Swanton, Dauphin Derailleurs Cycling Club infrastructure committee chair and 2020 Manitoba Games powered by Manitoba Hydro co-chair, explained Goulding is referring to the flow trail between the upper and lower campground at the Selo site.
“It’s going to be a lot of work, but when it’s done, it’s going to be gorgeous. And you won’t be able to wipe the smiles off the biker’s faces,” Goulding added.
Once the trails were designed by Man, then marked and cleared by volunteers, Goulding explained, his company’s job was to manipulate the dirt into a flow line, using the proper dirt, to ensure the trail will remain, preferably sustainably.
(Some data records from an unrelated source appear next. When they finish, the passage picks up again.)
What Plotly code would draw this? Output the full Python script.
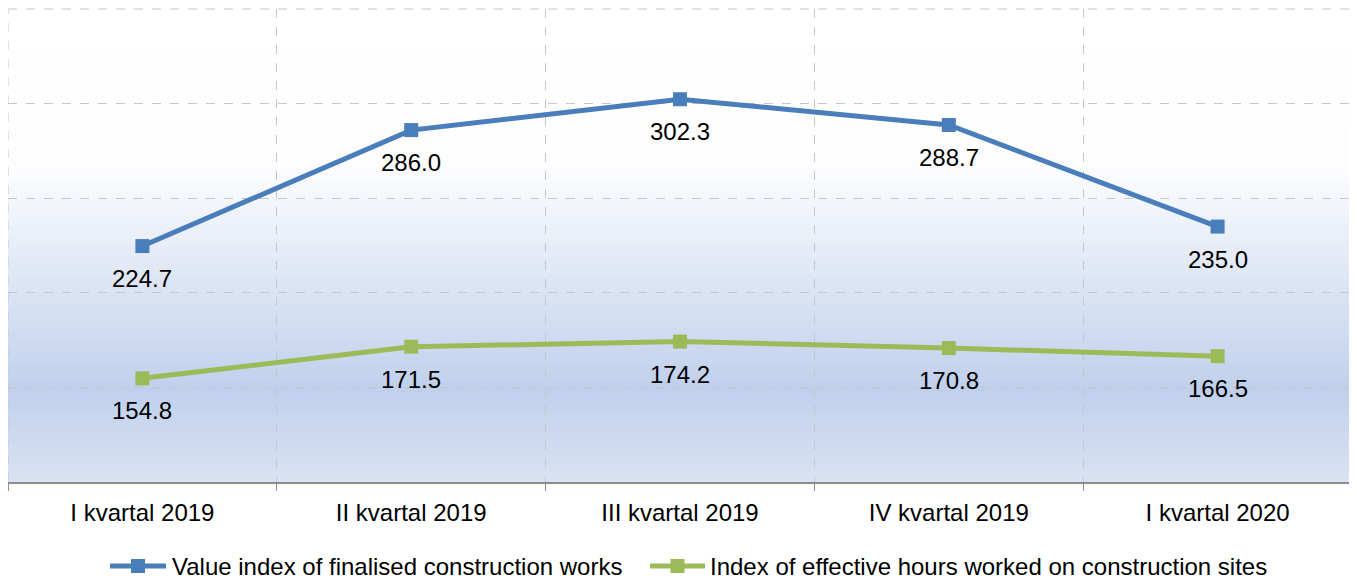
import plotly.graph_objects as go

categories = ["I kvartal 2019", "II kvartal 2019", "III kvartal 2019", "IV kvartal 2019", "I kvartal 2020"]
value_index = [224.7, 286.0, 302.3, 288.7, 235.0]
hours_index = [154.8, 171.5, 174.2, 170.8, 166.5]
series_names = ["Value index of finalised construction works",
                "Index of effective hours worked on construction sites"]

BLUE = "#4a7ebb"
GREEN = "#9bbb59"
FONT = "Liberation Sans, Arial, sans-serif"
GRID = "#c6c6c6"

# figure geometry (page body has an 8px margin: compensate in size and margins)
W, H = 1349, 570
ML, MR, MT, MB = 0, 5, 1, 96
PW, PH = W - ML - MR, H - MT - MB

def px_to_paper_x(px):
    return (px - ML) / PW

def px_to_paper_y(py):
    return (H - MB - py) / PH

fig = go.Figure()
for vals, name, col in [(value_index, series_names[0], BLUE), (hours_index, series_names[1], GREEN)]:
    fig.add_trace(go.Scatter(
        x=categories, y=vals, name=name, mode="lines+markers",
        line=dict(color=col, width=5),
        marker=dict(symbol="square", size=14, color=col),
        showlegend=False,
    ))
    for c, v in zip(categories, vals):
        fig.add_annotation(x=c, y=v, text=f"{v:.1f}", showarrow=False,
                           yanchor="top", yshift=-17,
                           font=dict(family=FONT, size=24, color="#000000"))

# background gradient (white -> light blue -> paler blue)
stops = [(0.0, (218, 226, 242)), (0.195, (192, 208, 236)), (0.67, (253, 253, 254)), (1.0, (255, 255, 255))]
def col_at(t):
    for (t0, c0), (t1, c1) in zip(stops[:-1], stops[1:]):
        if t0 <= t <= t1:
            f = (t - t0) / (t1 - t0) if t1 > t0 else 0
            return "rgb(%d,%d,%d)" % tuple(round(a + (b - a) * f) for a, b in zip(c0, c1))
    return "rgb(255,255,255)"
N = 80
for i in range(N):
    t0, t1 = i / N, (i + 1) / N
    fig.add_shape(type="rect", xref="x domain", yref="y domain", x0=0, x1=1, y0=t0, y1=min(t1 + 0.002, 1),
                  fillcolor=col_at((t0 + t1) / 2), line=dict(width=0), layer="below")

# edge gridlines (top, left, right) that plotly skips at the range ends
for kw in [dict(x0=0, x1=1, y0=1, y1=1), dict(x0=0, x1=0, y0=0, y1=1), dict(x0=1, x1=1, y0=0, y1=1)]:
    fig.add_shape(type="line", xref="x domain", yref="y domain", line=dict(color=GRID, width=1, dash="dash"),
                  layer="below", **kw)

# custom legend (line + square symbol, then text)
legend_items = [(series_names[0], BLUE, 102, 158, 162), (series_names[1], GREEN, 642, 697, 700)]
ly = px_to_paper_y(558)
for name, col, x0, x1, tx in legend_items:
    fig.add_shape(type="line", xref="paper", yref="paper", x0=px_to_paper_x(x0), x1=px_to_paper_x(x1),
                  y0=ly, y1=ly, line=dict(color=col, width=5))
    cx = (x0 + x1) / 2
    fig.add_shape(type="rect", xref="paper", yref="paper",
                  x0=px_to_paper_x(cx - 7), x1=px_to_paper_x(cx + 7),
                  y0=ly - 7 / PH, y1=ly + 7 / PH, fillcolor=col, line=dict(width=0))
    fig.add_annotation(xref="paper", yref="paper", x=px_to_paper_x(tx), y=ly, text=name,
                       showarrow=False, xanchor="left", yanchor="middle",
                       font=dict(family=FONT, size=24, color="#000000"))

fig.update_layout(
    width=W, height=H,
    margin=dict(l=ML, r=MR, t=MT, b=MB, autoexpand=False),
    paper_bgcolor="white", plot_bgcolor="rgba(0,0,0,0)",
    font=dict(family=FONT, size=24, color="#000000"),
    showlegend=False,
)
fig.update_xaxes(
    type="category", tickson="boundaries", range=[-0.5, 4.5],
    showgrid=True, gridcolor=GRID, griddash="dash", gridwidth=1,
    showline=True, linecolor="#8c8c8c", linewidth=2,
    ticks="outside", ticklen=7, tickcolor="#8c8c8c", tickwidth=1,
    ticklabelstandoff=8,
    tickfont=dict(family=FONT, size=24, color="#000000"),
    zeroline=False, automargin=False,
)
fig.update_yaxes(
    range=[100, 350], dtick=50, tick0=0,
    showgrid=True, gridcolor=GRID, griddash="dash", gridwidth=1,
    showticklabels=False, showline=False, zeroline=False, ticks="", automargin=False,
)

fig.write_html("out.html")
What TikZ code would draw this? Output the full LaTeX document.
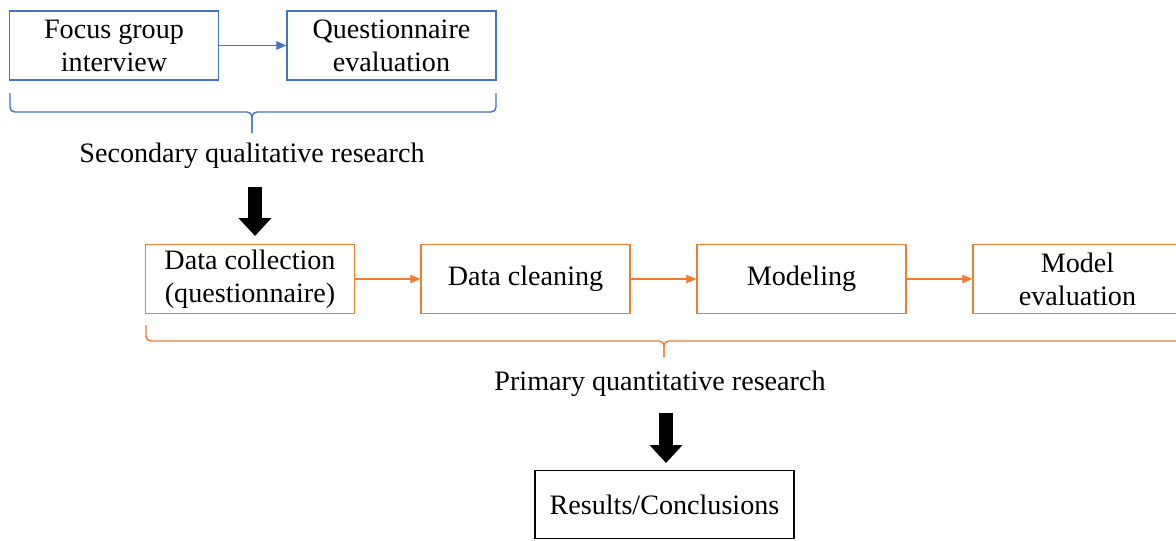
\documentclass[tikz,border=0pt]{standalone}
\usepackage{fontspec}
\setmainfont{Liberation Serif}
\usetikzlibrary{arrows.meta}
\definecolor{qualblue}{HTML}{4472C4}
\definecolor{quantorange}{HTML}{ED7D31}
\tikzset{
  box/.style      ={draw, line width=1pt, minimum width=5.225cm, minimum height=1.725cm,
                    inner sep=0pt, align=center, font=\fontsize{20}{23.5}\selectfont},
  qualbox/.style  ={box, draw=qualblue},
  quantbox/.style ={box, draw=quantorange},
  label/.style    ={font=\fontsize{20}{23.5}\selectfont},
  flow/.style     ={line width=1pt, -{Triangle[length=7pt,width=6pt]}},
  bigarrow/.style ={line width=0.33cm, -{Triangle[length=0.45cm,width=0.8cm]}},
  curly/.style    ={line width=1pt, rounded corners=0.12cm}
}

\begin{document}
\begin{tikzpicture}[x=0.025cm, y=-0.025cm]
  \useasboundingbox (0,0) rectangle (1176,540);
  \clip (0,0) rectangle (1176,540);
  % secondary qualitative research
  \node[qualbox ] (focus)   at ( 114, 45.5) {Focus group\\interview};
  \node[qualbox ] (quest)   at ( 391.5, 45.5) {Questionnaire\\evaluation};
  \draw[flow, qualblue] (focus) -- (quest);
  \coordinate (sectip) at (252,133);
  \draw[curly, qualblue] ( 10,93) |- (252,112) -- (sectip);
  \draw[curly, qualblue] (496,93) |- (252,112) -- (sectip);
  \node[label   ] (seclab)  at ( 252, 156) {Secondary qualitative research};
  \coordinate (sectop) at (255,187);
  \coordinate (secend) at (255,236);
  \draw[bigarrow] (sectop) -- (secend);
  % primary quantitative research
  \node[quantbox] (collect) at ( 250, 279) {Data collection\\(questionnaire)};
  \node[quantbox] (clean)   at ( 525.5, 279) {Data cleaning};
  \node[quantbox] (model)   at ( 801.5, 279) {Modeling};
  \node[quantbox] (meval)   at (1077.5, 279) {Model\\evaluation};
  \draw[flow, quantorange] (collect) -- (clean);
  \draw[flow, quantorange] (clean) -- (model);
  \draw[flow, quantorange] (model) -- (meval);
  \coordinate (primtip) at (664,357);
  \draw[curly, quantorange] ( 146,325) |- (664,341) -- (primtip);
  \draw[curly, quantorange] (1182,325) |- (664,341) -- (primtip);
  \node[label   ] (primlab) at ( 660, 384) {Primary quantitative research};
  \coordinate (primtop) at (666,413);
  \coordinate (primend) at (666,463);
  \draw[bigarrow] (primtop) -- (primend);
  % outcome
  \node[box, minimum width=6.475cm, minimum height=1.7cm] (result) at (664.5,504.5) {Results/Conclusions};
\end{tikzpicture}
\end{document}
“But since this is a downhill course, there’s going to be skidding and marking and stuff that will erode it and these gentlemen will have to take care of it. But on a normal hiking trail, I’d say 95 percent of the time, people never have to do any work to it, unless they aren’t using it, because the grass grows in,” he said.
Usually there is little issue of erosion, unless there is a huge flood, Goulding said, adding maintained trails can remain for centuries.
Sustainable Trails moved clay on the bike trails to make the tread surface ridable and sustain more life than what was there, he said, as the material previously on it would get soft and would not last.
“And Clayton’s expecting hundreds of riders here. And if you get hundreds of riders on what was there, it’s going to wear quick. What will happen, it’ll start cupping on the old stuff and water carries there. With this clay on there, with hardening up, that should shed off there well,” Goulding said.
“We’ve tried to keep it fast and it’s sloped a little bit, so the water runs off the trail. But here we’re going to see lots of undulations. Alex has put it in, and we’ll spice it up, too, to make sure it really works well.”
The company is not hauling any material in, he said, as they dig what are called borrow pits, which, so far, has supplied lots of clay and helped create berms.
While he is not dismissing the work of volunteers, Goulding calculated it would have taken them ages to complete the job by hand and the end result would not have been as good.
“And then it wouldn’t be the draw for the people to come. It’s better for your economic development and everything to have someone like us come in. It draws more people and that’s what you need,” he said.
Swanton agreed, adding he is pleased to be working with Sustainable Trails.
“To still get our volunteers engaged and doing work that is going to finish the trail. And then as soon as you’re done in your section it’s a nice ridable trail. So we encourage people to keep coming out Thursdays at 6:30 and check it out,” he said.
Sustainable Trails is based in Ontario, but has worked around the world.
Goulding started the business with his brother and assumed it would remain small, but he has worked in Canada in the summer and abroad in the winter, doing trails in Portugal, Mexico and Jamaica.
Goulding believes bike trail infrastructure development is on the verge of exploding in Canada, noting Parks Canada has budgeted millions of dollars for trails across the country.
Sustainable Trails has already done almost $5 million in work for Parks Canada and had to delay its arrival to Dauphin, as a result.
The company will be in Dauphin for several more months, Swanton said, to continue its work.